## DATA PROVIDED
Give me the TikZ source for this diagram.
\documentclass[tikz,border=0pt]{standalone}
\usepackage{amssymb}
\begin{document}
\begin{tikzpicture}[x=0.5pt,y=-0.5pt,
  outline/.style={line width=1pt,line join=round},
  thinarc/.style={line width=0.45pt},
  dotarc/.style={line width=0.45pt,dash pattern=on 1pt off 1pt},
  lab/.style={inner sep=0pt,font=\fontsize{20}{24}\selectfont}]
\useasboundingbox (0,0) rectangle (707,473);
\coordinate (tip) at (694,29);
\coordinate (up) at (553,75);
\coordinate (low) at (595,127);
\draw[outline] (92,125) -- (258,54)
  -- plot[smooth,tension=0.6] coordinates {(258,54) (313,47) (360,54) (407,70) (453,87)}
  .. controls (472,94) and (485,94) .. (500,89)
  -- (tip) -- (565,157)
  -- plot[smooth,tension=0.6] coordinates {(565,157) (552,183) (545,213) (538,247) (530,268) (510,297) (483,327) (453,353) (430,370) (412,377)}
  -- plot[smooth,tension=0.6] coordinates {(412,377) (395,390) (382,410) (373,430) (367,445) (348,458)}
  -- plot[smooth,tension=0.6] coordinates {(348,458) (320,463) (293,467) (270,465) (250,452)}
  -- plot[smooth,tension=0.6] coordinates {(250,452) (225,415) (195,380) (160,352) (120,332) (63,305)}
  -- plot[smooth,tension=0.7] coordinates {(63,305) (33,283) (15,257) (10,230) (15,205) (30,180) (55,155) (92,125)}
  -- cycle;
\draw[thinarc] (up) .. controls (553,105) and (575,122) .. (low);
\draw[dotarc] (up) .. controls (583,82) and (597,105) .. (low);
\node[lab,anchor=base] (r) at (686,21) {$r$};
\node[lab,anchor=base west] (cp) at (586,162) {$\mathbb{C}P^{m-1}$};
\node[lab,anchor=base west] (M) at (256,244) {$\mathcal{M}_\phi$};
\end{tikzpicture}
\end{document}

---

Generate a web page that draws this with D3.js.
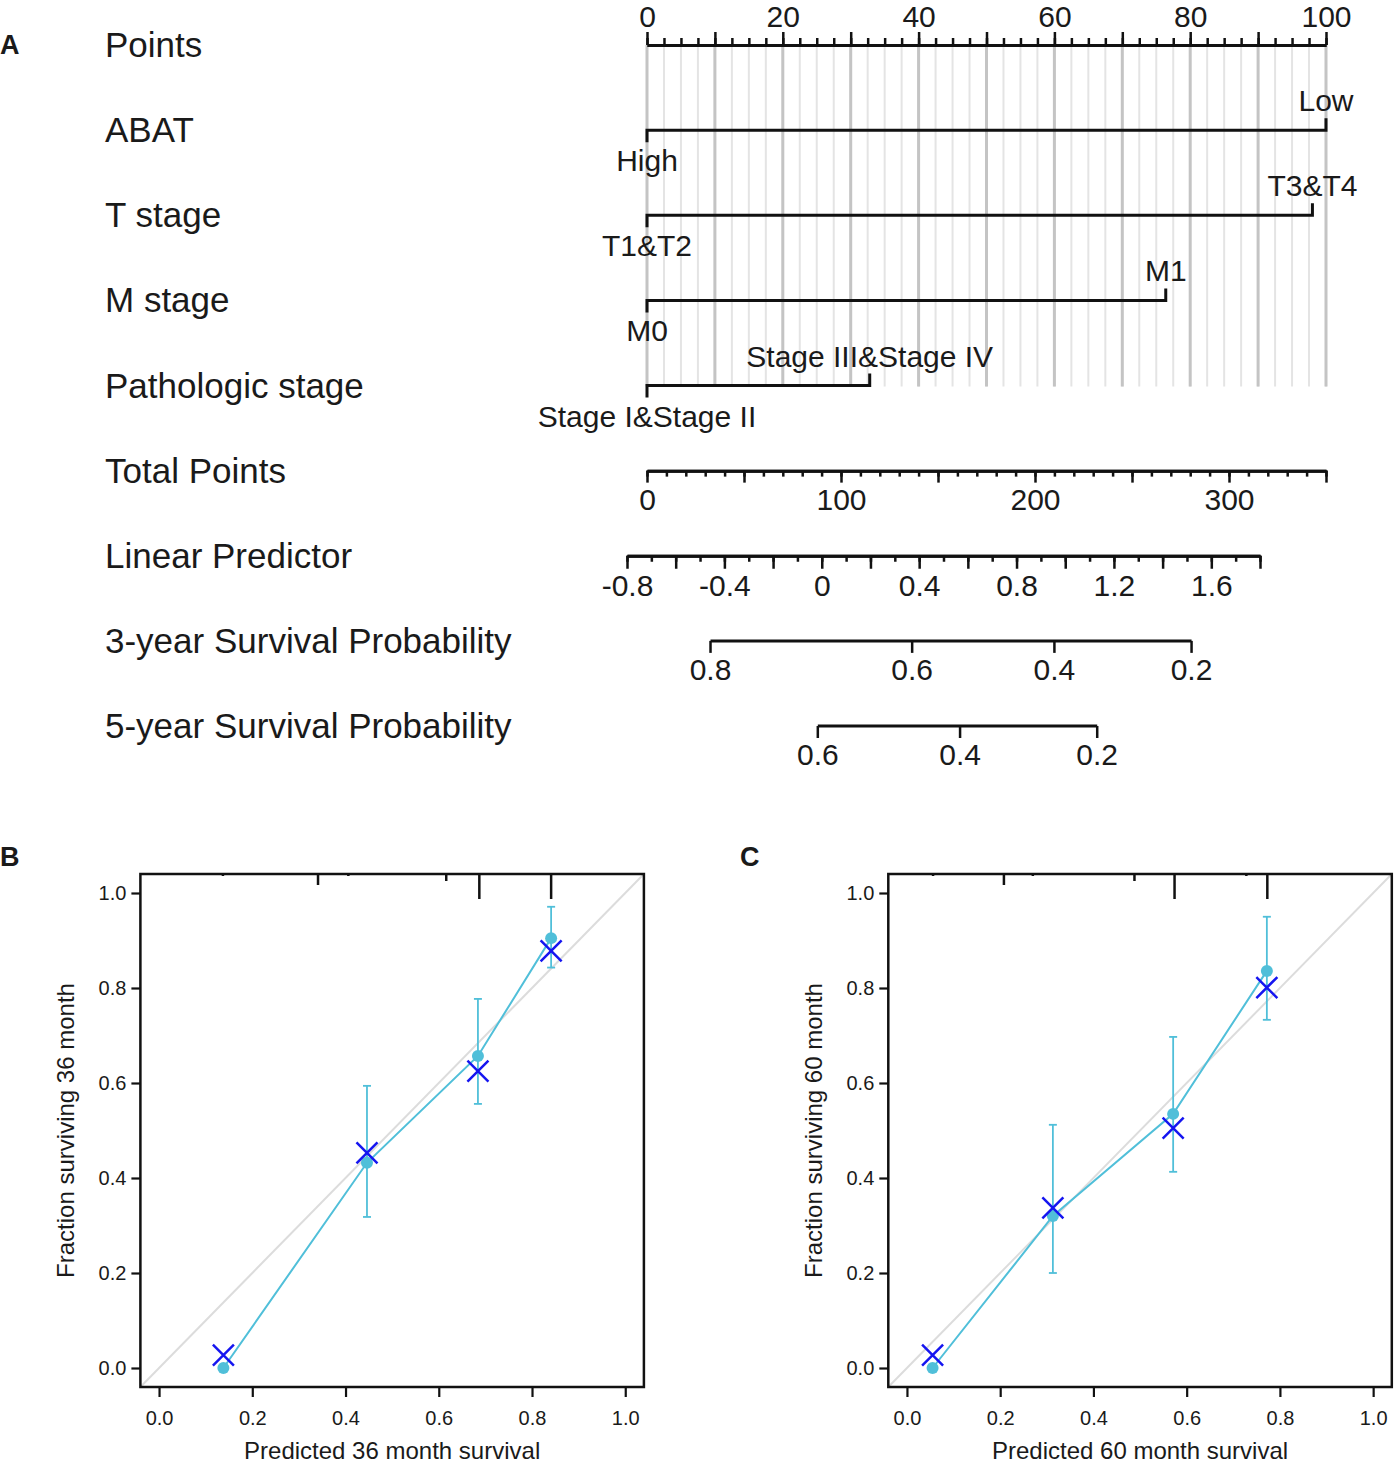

## DIRECTION
Look through the data above. Copy every line with the string "this" in it.

## CORRECT OUTPUT
Give me the TikZ source for this diagram.
Generate a web page that draws this with D3.js.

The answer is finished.